--- Begin Records for this task ---

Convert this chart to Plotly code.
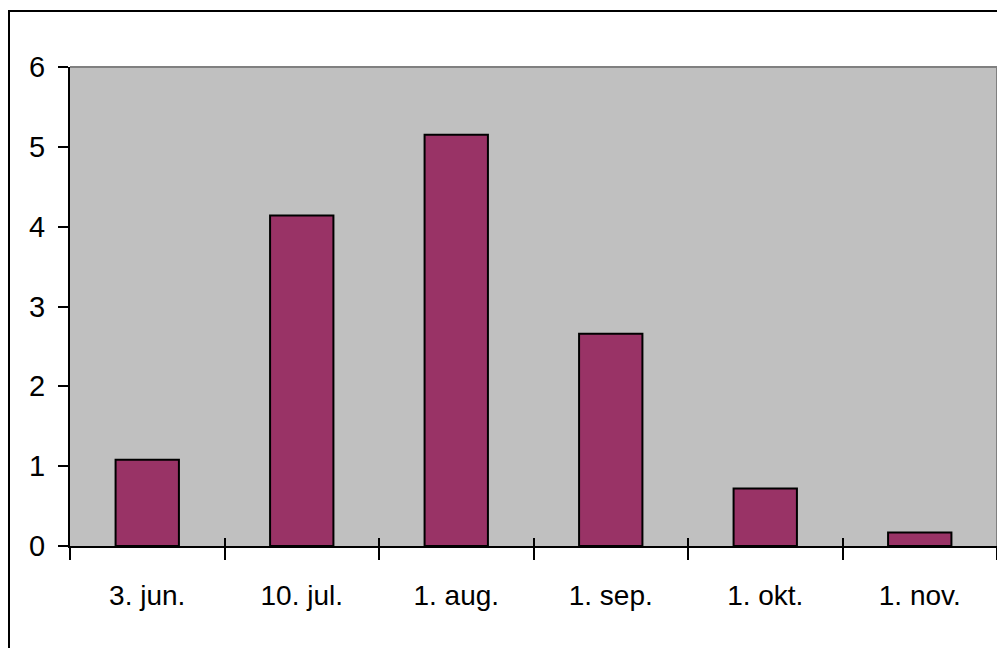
import plotly.graph_objects as go

categories = ["3. jun.", "10. jul.", "1. aug.", "1. sep.", "1. okt.", "1. nov."]
values = [1.08, 4.14, 5.15, 2.66, 0.72, 0.17]
y_ticks = [0, 1, 2, 3, 4, 5, 6]

FONT = "Liberation Sans, Arial, sans-serif"

fig = go.Figure()
fig.add_trace(
    go.Bar(
        x=categories,
        y=values,
        marker=dict(color="#993366", line=dict(color="black", width=2)),
        width=0.41,
        hoverinfo="x+y",
    )
)
# invisible twin trace only to drive the inward half of the crossing x ticks
fig.add_trace(
    go.Bar(
        x=categories,
        y=values,
        xaxis="x2",
        opacity=0,
        width=0.41,
        hoverinfo="skip",
        showlegend=False,
    )
)

W, H = 1005, 648
# page has an 8px body margin; compensate so plot area lands at page 70..997 x 67..546
OFF = 8
L, R, T, B = 70 - OFF, W - (997 - OFF), 67 - OFF, H - (546 - OFF)
pw, ph = W - L - R, H - T - B

def px(x):
    return (x - L) / pw

def py(y):
    return 1 - (y - T) / ph

fig.update_layout(
    width=W,
    height=H,
    margin=dict(l=L, r=R, t=T, b=B, pad=0),
    paper_bgcolor="white",
    plot_bgcolor="#C0C0C0",
    showlegend=False,
    font=dict(family=FONT, color="black"),
    shapes=[
        dict(type="rect", xref="paper", yref="paper", x0=px(1), x1=px(1040),
             y0=py(720), y1=py(3), line=dict(color="black", width=2), layer="below"),
        dict(type="line", xref="paper", yref="paper", x0=0, x1=1, y0=1, y1=1,
             line=dict(color="#808080", width=2)),
        dict(type="line", xref="paper", yref="paper", x0=1, x1=1, y0=0, y1=1,
             line=dict(color="#808080", width=2)),
    ],
    xaxis2=dict(
        type="category",
        overlaying="x",
        side="bottom",
        tickson="boundaries",
        ticks="inside",
        ticklen=8,
        tickwidth=2,
        tickcolor="black",
        showticklabels=False,
        showline=False,
        showgrid=False,
        fixedrange=True,
    ),
    xaxis=dict(
        type="category",
        tickson="boundaries",
        ticks="outside",
        ticklen=12,
        tickwidth=2,
        tickcolor="black",
        showline=True,
        linecolor="black",
        linewidth=2,
        showgrid=False,
        tickfont=dict(size=28, family=FONT, color="black"),
        ticklabelstandoff=23,
        fixedrange=True,
    ),
    yaxis=dict(
        range=[0, 6],
        tickvals=y_ticks,
        ticks="outside",
        ticklen=10,
        tickwidth=2,
        tickcolor="black",
        showline=True,
        linecolor="black",
        linewidth=2,
        showgrid=False,
        zeroline=False,
        tickfont=dict(size=29, family=FONT, color="black"),
        ticklabelstandoff=7,
        fixedrange=True,
    ),
)

fig.write_html("out.html")
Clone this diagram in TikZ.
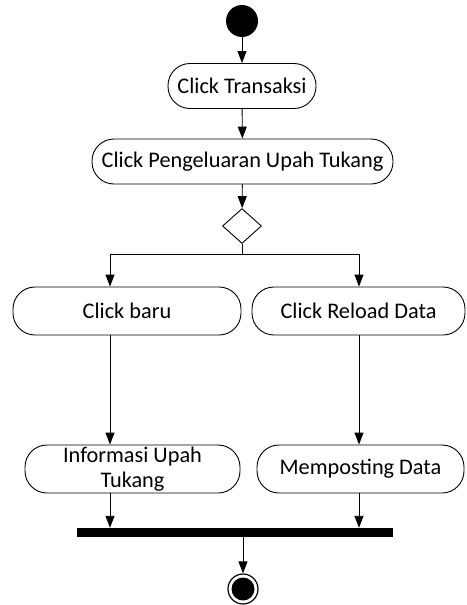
\documentclass[tikz,border=0pt]{standalone}
\usepackage{fontspec}
\setmainfont{Carlito}
\usepackage{tikz}
\usetikzlibrary{arrows.meta,shapes.geometric}

\tikzset{
  act/.style={draw,line width=0.9pt,rounded corners=22pt,align=center,inner sep=0pt,font=\fontsize{22.3}{25.5}\selectfont},
  flow/.style={line width=0.9pt,-{Triangle[length=12pt,width=9pt]}},
  line/.style={line width=0.9pt}
}

\begin{document}
\begin{tikzpicture}[x=1pt,y=-1pt]
    \useasboundingbox (0,0) rectangle (466,605);

    \node [circle,fill=black,minimum size=32pt,inner sep=0pt] (start) at (242,21) {}; % start
    \node [act,minimum width=148pt,minimum height=45pt] (trans) at (242,86) {Click Transaksi};
    \node [act,minimum width=301pt,minimum height=45pt] (keluar) at (242.5,161.5) {Click Pengeluaran Upah Tukang};
    \node [diamond,draw,line width=0.9pt,minimum width=39pt,minimum height=35pt,inner sep=0pt] (dec) at (242,226) {}; % decision
    \node [act,minimum width=228pt,minimum height=48pt] (baru) at (127,311) {Click baru};
    \node [act,minimum width=213pt,minimum height=48pt] (reload) at (358.5,311) {Click Reload Data};
    \node [act,minimum width=215pt,minimum height=48pt] (info) at (132.5,469) {Informasi Upah\\Tukang};
    \node [act,minimum width=207pt,minimum height=48pt] (posting) at (360.5,469) {Memposting Data};
    \node [fill=black,minimum width=316pt,minimum height=9pt,inner sep=0pt] (join) at (235,532.5) {}; % join bar
    \node [circle,draw,line width=1.2pt,minimum size=30pt,inner sep=0pt] (stop) at (243,589) {}; % end
    \fill (stop) circle (11.5pt);

    \coordinate (lx) at (110,254); % left split
    \coordinate (rx) at (359,254); % right split

    \draw [flow] (start) -- (trans);
    \draw [flow] (trans) -- (keluar);
    \draw [flow] (keluar) -- (dec);
    \draw [line] (dec.south) -- (dec.south |- lx);
    \draw [line] (lx) -- (rx);
    \draw [flow] (lx) -- (baru.north -| lx);
    \draw [flow] (rx) -- (reload.north -| rx);
    \draw [flow] (baru.south -| lx) -- (info.north -| lx);
    \draw [flow] (reload.south -| rx) -- (posting.north -| rx);
    \draw [flow] (info.south -| lx) -- (join.north -| lx);
    \draw [flow] (posting.south -| rx) -- (join.north -| rx);
    \draw [flow] (join.south -| stop) -- (stop.north);
\end{tikzpicture}
\end{document}
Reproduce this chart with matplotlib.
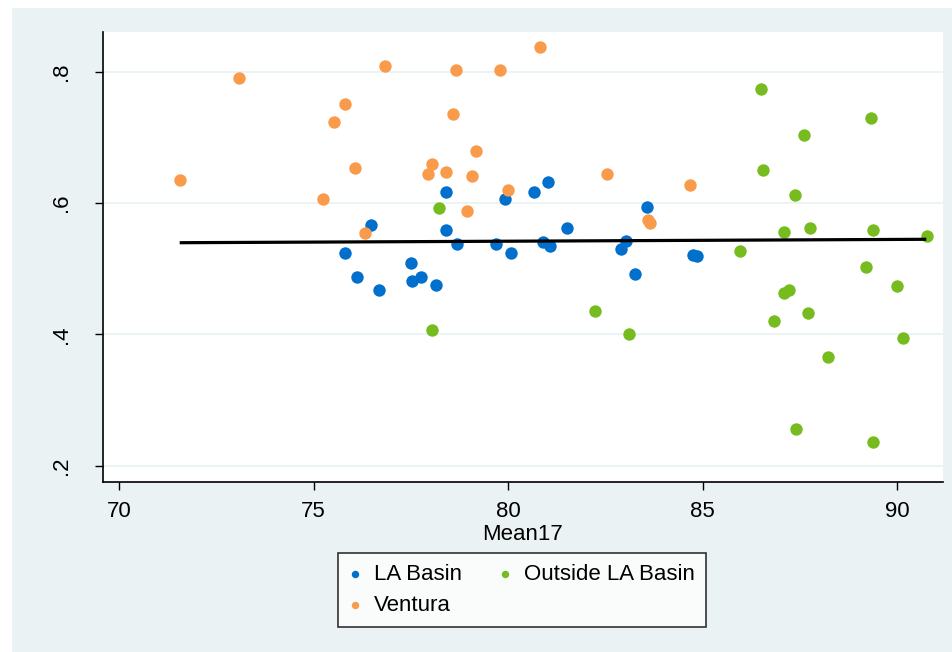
import numpy as np
import matplotlib
matplotlib.use("Agg")
import matplotlib.pyplot as plt
from matplotlib.patches import Rectangle

plt.rcParams['font.family'] = ['Liberation Sans', 'DejaVu Sans']

# Mean17 vs share, by region
la_x = [76.47, 78.41, 79.92, 80.65, 81.01, 83.56, 78.41, 81.52, 78.69, 79.69,
        80.07, 80.90, 81.07, 83.03, 82.90, 83.26, 84.76, 84.84, 77.49, 77.54,
        77.75, 78.15, 75.81, 76.11, 76.68]
la_y = [0.566, 0.617, 0.606, 0.617, 0.632, 0.594, 0.559, 0.562, 0.538, 0.538,
        0.524, 0.541, 0.535, 0.542, 0.530, 0.492, 0.521, 0.520, 0.509, 0.482,
        0.488, 0.476, 0.524, 0.488, 0.468]

out_x = [78.21, 78.05, 82.23, 83.10, 86.50, 89.32, 87.59, 86.55, 87.36, 87.08,
         87.75, 89.38, 90.75, 85.96, 89.18, 89.99, 87.09, 87.22, 87.69, 86.83,
         90.14, 88.21, 87.39, 89.38]
out_y = [0.593, 0.407, 0.436, 0.400, 0.773, 0.729, 0.704, 0.650, 0.612, 0.556,
         0.562, 0.559, 0.550, 0.527, 0.503, 0.474, 0.463, 0.468, 0.433, 0.421,
         0.394, 0.365, 0.256, 0.236]

ven_x = [76.83, 73.08, 75.81, 75.53, 76.06, 71.57, 75.24, 76.32, 80.81, 78.67,
         79.78, 78.58, 79.18, 78.03, 77.95, 78.41, 79.07, 82.54, 84.68, 79.99,
         78.94, 83.60, 83.64]
ven_y = [0.809, 0.791, 0.751, 0.723, 0.653, 0.635, 0.606, 0.554, 0.838, 0.803,
         0.803, 0.735, 0.679, 0.659, 0.644, 0.647, 0.641, 0.644, 0.628, 0.620,
         0.588, 0.574, 0.570]

# fitted line (endpoints of the reported fit)
fit_x = [71.56, 90.74]
fit_y = [0.5397, 0.5449]

xticks = [70, 75, 80, 85, 90]
yticks = [0.2, 0.4, 0.6, 0.8]
ylabels = ['.2', '.4', '.6', '.8']

bg = '#EAF2F3'
c_la = '#0070CC'
c_out = '#77BC1F'
c_ven = '#F99B4B'

fig = plt.figure(figsize=(9.52, 6.52), dpi=100, facecolor='white')
fig.patches.append(Rectangle((12 / 952, 0), 940 / 952, 644 / 652,
                             transform=fig.transFigure, facecolor=bg,
                             edgecolor='none', zorder=-10))

ax = fig.add_axes([103 / 952, 1 - 482 / 652, 840 / 952, 450 / 652])
ax.set_facecolor('white')

ax.scatter(la_x, la_y, s=80, color=c_la, linewidths=0, label='LA Basin', zorder=3)
ax.scatter(out_x, out_y, s=80, color=c_out, linewidths=0, label='Outside LA Basin', zorder=3)
ax.scatter(ven_x, ven_y, s=80, color=c_ven, linewidths=0, label='Ventura', zorder=3)
ax.plot(fit_x, fit_y, color='black', lw=2.3, solid_capstyle='butt', zorder=4)

ax.set_xlim(69.59, 91.17)
ax.set_ylim(0.1755, 0.8604)
ax.set_xticks(xticks)
ax.set_yticks(yticks)
ax.set_yticklabels(ylabels, rotation=90, va='center')
ax.tick_params(axis='both', labelsize=16, length=6, width=1, color='black', pad=8)
ax.tick_params(axis='y', pad=16)
for y in yticks:
    ax.axhline(y, color=bg, lw=1.3, zorder=1)

for side in ['top', 'right']:
    ax.spines[side].set_visible(False)
for side in ['left', 'bottom']:
    ax.spines[side].set_linewidth(1.2)

ax.set_xlabel('Mean17', fontsize=16, labelpad=1)

handles, labels = ax.get_legend_handles_labels()
order = [0, 2, 1]
leg = fig.legend([handles[i] for i in order], [labels[i] for i in order],
                 ncol=2, loc='center', bbox_to_anchor=(522 / 952, 1 - 590 / 652),
                 fontsize=16, frameon=True, fancybox=False, markerscale=0.6,
                 handletextpad=0.6, columnspacing=1.7, labelspacing=0.45,
                 borderpad=0.5, handlelength=0.5)
leg.get_frame().set_edgecolor('black')
leg.get_frame().set_linewidth(1.2)

fig.savefig('out.png', dpi=100, facecolor=fig.get_facecolor())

--- End Records for this task ---

The task –
Begin at the first line of the material and copy each line exactly through the one containing "return 1 - (y - T) / ph". Omit pictures.

Written answer –
Convert this chart to Plotly code.
import plotly.graph_objects as go

categories = ["3. jun.", "10. jul.", "1. aug.", "1. sep.", "1. okt.", "1. nov."]
values = [1.08, 4.14, 5.15, 2.66, 0.72, 0.17]
y_ticks = [0, 1, 2, 3, 4, 5, 6]

FONT = "Liberation Sans, Arial, sans-serif"

fig = go.Figure()
fig.add_trace(
    go.Bar(
        x=categories,
        y=values,
        marker=dict(color="#993366", line=dict(color="black", width=2)),
        width=0.41,
        hoverinfo="x+y",
    )
)
# invisible twin trace only to drive the inward half of the crossing x ticks
fig.add_trace(
    go.Bar(
        x=categories,
        y=values,
        xaxis="x2",
        opacity=0,
        width=0.41,
        hoverinfo="skip",
        showlegend=False,
    )
)

W, H = 1005, 648
# page has an 8px body margin; compensate so plot area lands at page 70..997 x 67..546
OFF = 8
L, R, T, B = 70 - OFF, W - (997 - OFF), 67 - OFF, H - (546 - OFF)
pw, ph = W - L - R, H - T - B

def px(x):
    return (x - L) / pw

def py(y):
    return 1 - (y - T) / ph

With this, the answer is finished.